> Description of the task
Copy exactly the lines that run from the top of the listing to the line containing "from matplotlib.legend_handler import", both ends included, and omit the pictures.

— start Source material —

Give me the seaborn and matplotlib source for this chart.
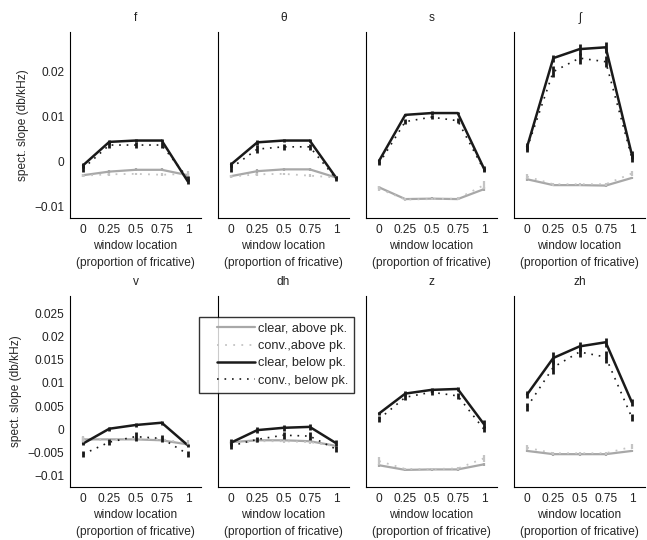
import numpy as np
import pandas as pd
import seaborn as sns
import matplotlib
matplotlib.use("Agg")
import matplotlib.pyplot as plt
from matplotlib.lines import Line2D
from matplotlib.legend_handler import HandlerLine2D

# ---------------- data ----------------
locations = [0, 0.25, 0.5, 0.75, 1]
loc_labels = ["0", "0.25", "0.5", "0.75", "1"]
panels = ["f", "θ", "s", "ʃ", "v", "dh", "z", "zh"]

clear_above = {
    "f":  [-0.0030, -0.0022, -0.0018, -0.0018, -0.0030],
    "θ":  [-0.0032, -0.0021, -0.0017, -0.0017, -0.0035],
    "s":  [-0.0057, -0.0083, -0.0082, -0.0083, -0.0061],
    "ʃ":  [-0.0039, -0.0052, -0.0052, -0.0053, -0.0036],
    "v":  [-0.0022, -0.0022, -0.0022, -0.0024, -0.0033],
    "dh": [-0.0028, -0.0024, -0.0024, -0.0026, -0.0036],
    "z":  [-0.0078, -0.0088, -0.0087, -0.0087, -0.0076],
    "zh": [-0.0047, -0.0054, -0.0054, -0.0054, -0.0047],
}
conv_above = {
    "f":  [-0.0031, -0.0028, -0.0027, -0.0029, -0.0027],
    "θ":  [-0.0033, -0.0028, -0.0027, -0.0031, -0.0035],
    "s":  [-0.0060, -0.0084, -0.0083, -0.0082, -0.0052],
    "ʃ":  [-0.0033, -0.0050, -0.0050, -0.0050, -0.0026],
    "v":  [-0.0022, -0.0024, -0.0020, -0.0022, -0.0030],
    "dh": [-0.0030, -0.0026, -0.0026, -0.0028, -0.0037],
    "z":  [-0.0069, -0.0086, -0.0086, -0.0085, -0.0063],
    "zh": [-0.0040, -0.0052, -0.0052, -0.0052, -0.0038],
}
clear_below = {
    "f":  [-0.0008, 0.0044, 0.0047, 0.0047, -0.0044],
    "θ":  [-0.0006, 0.0043, 0.0047, 0.0047, -0.0035],
    "s":  [0.0002, 0.0104, 0.0108, 0.0108, -0.0015],
    "ʃ":  [0.0033, 0.0230, 0.0250, 0.0254, 0.0015],
    "v":  [-0.0031, 0.0001, 0.0009, 0.0014, -0.0035],
    "dh": [-0.0029, -0.0002, 0.0003, 0.0005, -0.0030],
    "z":  [0.0034, 0.0077, 0.0085, 0.0087, 0.0011],
    "zh": [0.0075, 0.0154, 0.0179, 0.0188, 0.0058],
}
conv_below = {
    "f":  [-0.0015, 0.0037, 0.0037, 0.0037, -0.0037],
    "θ":  [-0.0014, 0.0028, 0.0033, 0.0033, -0.0037],
    "s":  [-0.0004, 0.0089, 0.0099, 0.0091, -0.0018],
    "ʃ":  [0.0030, 0.0200, 0.0230, 0.0222, 0.0008],
    "v":  [-0.0054, -0.0028, -0.0016, -0.0020, -0.0054],
    "dh": [-0.0036, -0.0022, -0.0013, -0.0015, -0.0043],
    "z":  [0.0022, 0.0069, 0.0080, 0.0072, 0.0000],
    "zh": [0.0048, 0.0134, 0.0167, 0.0156, 0.0025],
}
# error bar half-lengths
err_clear_above = {
    "f":  [0.0003, 0.0004, 0.0003, 0.0003, 0.0004],
    "θ":  [0.0003, 0.0004, 0.0003, 0.0003, 0.0003],
    "s":  [0.0004, 0.0003, 0.0003, 0.0003, 0.0004],
    "ʃ":  [0.0003, 0.0003, 0.0003, 0.0003, 0.0003],
    "v":  [0.0005, 0.0004, 0.0004, 0.0004, 0.0004],
    "dh": [0.0004, 0.0004, 0.0004, 0.0004, 0.0004],
    "z":  [0.0003, 0.0003, 0.0003, 0.0003, 0.0003],
    "zh": [0.0003, 0.0003, 0.0003, 0.0003, 0.0003],
}
err_conv_above = {
    "f":  [0.0003, 0.0004, 0.0003, 0.0003, 0.0006],
    "θ":  [0.0003, 0.0004, 0.0003, 0.0003, 0.0004],
    "s":  [0.0006, 0.0003, 0.0003, 0.0003, 0.0009],
    "ʃ":  [0.0005, 0.0003, 0.0003, 0.0003, 0.0006],
    "v":  [0.0008, 0.0005, 0.0005, 0.0005, 0.0006],
    "dh": [0.0005, 0.0004, 0.0004, 0.0005, 0.0005],
    "z":  [0.0008, 0.0003, 0.0003, 0.0003, 0.0008],
    "zh": [0.0005, 0.0003, 0.0003, 0.0003, 0.0005],
}
err_clear_below = {
    "f":  [0.0006, 0.0005, 0.0004, 0.0004, 0.0006],
    "θ":  [0.0006, 0.0005, 0.0004, 0.0004, 0.0004],
    "s":  [0.0004, 0.0003, 0.0004, 0.0003, 0.0005],
    "ʃ":  [0.0008, 0.0008, 0.0012, 0.0012, 0.0008],
    "v":  [0.0004, 0.0004, 0.0004, 0.0004, 0.0004],
    "dh": [0.0008, 0.0006, 0.0006, 0.0006, 0.0006],
    "z":  [0.0004, 0.0005, 0.0005, 0.0004, 0.0008],
    "zh": [0.0007, 0.0013, 0.0010, 0.0010, 0.0008],
}
err_conv_below = {
    "f":  [0.0008, 0.0006, 0.0006, 0.0006, 0.0006],
    "θ":  [0.0008, 0.0008, 0.0006, 0.0006, 0.0006],
    "s":  [0.0004, 0.0006, 0.0005, 0.0006, 0.0005],
    "ʃ":  [0.0008, 0.0012, 0.0012, 0.0012, 0.0008],
    "v":  [0.0006, 0.0006, 0.0009, 0.0008, 0.0006],
    "dh": [0.0006, 0.0006, 0.0008, 0.0008, 0.0006],
    "z":  [0.0006, 0.0006, 0.0005, 0.0007, 0.0006],
    "zh": [0.0008, 0.0015, 0.0010, 0.0012, 0.0008],
}

series_names = ["clear, above pk.", "conv.,above pk.", "clear, below pk.", "conv., below pk."]
series_values = [clear_above, conv_above, clear_below, conv_below]
series_errors = [err_clear_above, err_conv_above, err_clear_below, err_conv_below]
series_colors = ["#a8a8a8", "#c4c4c4", "#1a1a1a", "#1a1a1a"]
series_ls = ["-", (0, (1, 3.5)), "-", (0, (1, 3.5))]
series_lw = [1.6, 1.3, 1.8, 1.2]
err_lw = [1.6, 1.6, 2.0, 2.0]

top_ticks = [-0.01, 0, 0.01, 0.02]
top_ticklabels = ["\u22120.01", "0", "0.01", "0.02"]
bot_ticks = [-0.01, -0.005, 0, 0.005, 0.01, 0.015, 0.02, 0.025]
bot_ticklabels = ["\u22120.01", "\u22120.005", "0", "0.005", "0.01", "0.015", "0.02", "0.025"]

# ---------------- figure ----------------
sns.set_theme(style="white")
plt.rcParams["font.family"] = ["Liberation Sans", "DejaVu Sans"]
plt.rcParams["axes.linewidth"] = 0.8
FS = 8.6
LFS = 9.2

W, H = 647, 540
fig = plt.figure(figsize=(W / 100, H / 100), dpi=100)

lefts_px = [70, 218, 366, 514]
width_px = 131
rows = [(32, 218), (296, 487)]

for i, name in enumerate(panels):
    r, c = divmod(i, 4)
    top, bot = rows[r]
    ax = fig.add_axes([lefts_px[c] / W, 1 - bot / H, width_px / W, (bot - top) / H])
    for s_name, vals, errs, col, ls, lw, elw in zip(series_names, series_values, series_errors,
                                                     series_colors, series_ls, series_lw, err_lw):
        df = pd.DataFrame({"loc": locations, "val": vals[name]})
        sns.lineplot(data=df, x="loc", y="val", ax=ax, color=col, linestyle=ls,
                     linewidth=lw, legend=False, errorbar=None)
        v = np.array(vals[name]); e = np.array(errs[name])
        ax.vlines(locations, v - e, v + e, color=col, linewidth=elw, zorder=3)
    ax.set_xlim(-0.125, 1.125)
    ax.set_ylim(-0.0125, 0.0288)
    ax.set_xticks(locations)
    ax.set_xticklabels(loc_labels, fontsize=FS)
    ax.set_xlabel("window location\n(proportion of fricative)", fontsize=FS, labelpad=3,
                  linespacing=1.6)
    ax.set_title(name, fontsize=FS, pad=8, color="#222222")
    if c == 0:
        if r == 0:
            ax.set_yticks(top_ticks)
            ax.set_yticklabels(top_ticklabels, fontsize=FS)
        else:
            ax.set_yticks(bot_ticks)
            ax.set_yticklabels(bot_ticklabels, fontsize=FS)
        ax.set_ylabel("spect. slope (db/kHz)", fontsize=FS, labelpad=4)
    else:
        ax.set_yticks(bot_ticks if r == 1 else top_ticks)
        ax.set_yticklabels([])
        ax.set_ylabel("")
    ax.tick_params(direction="in", length=2, width=0.6, colors="black", pad=4,
                   labelcolor="#222222")
    for sp in ["top", "right"]:
        ax.spines[sp].set_visible(False)
    for sp in ["left", "bottom"]:
        ax.spines[sp].set_color("black")
    ax.set_facecolor("none")


class OffsetLineHandler(HandlerLine2D):
    """Draw the legend sample line starting a bit inside its handle box."""
    def create_artists(self, legend, orig_handle, xdescent, ydescent, width, height,
                       fontsize, trans):
        artists = super().create_artists(legend, orig_handle, xdescent, ydescent,
                                         width, height, fontsize, trans)
        for a in artists:
            if isinstance(a, Line2D):
                xd = np.asarray(a.get_xdata(), dtype=float)
                if xd.size >= 2:
                    x0, x1 = xd.min(), xd.max()
                    a.set_xdata(np.linspace(x0 + 0.24 * (x1 - x0), x1, xd.size))
        return artists


handles = [Line2D([0, 1], [0, 0], color=col, linestyle=ls, linewidth=lw)
           for col, ls, lw in zip(series_colors, series_ls, series_lw)]
leg = fig.legend(handles, series_names, loc="upper left",
                 bbox_to_anchor=(199 / W, 1 - 317 / H), fontsize=LFS,
                 frameon=True, fancybox=False, edgecolor="black",
                 handlelength=3.9, handletextpad=0.25, borderpad=0.45,
                 labelspacing=0.42, borderaxespad=0,
                 handler_map={h: OffsetLineHandler() for h in handles})
leg.get_frame().set_linewidth(1.0)
leg.get_frame().set_facecolor("white")
leg.set_zorder(10)

fig.savefig("out.png", dpi=100)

— end Source material —

> Full output
Give me the seaborn and matplotlib source for this chart.
import numpy as np
import pandas as pd
import seaborn as sns
import matplotlib
matplotlib.use("Agg")
import matplotlib.pyplot as plt
from matplotlib.lines import Line2D
from matplotlib.legend_handler import HandlerLine2D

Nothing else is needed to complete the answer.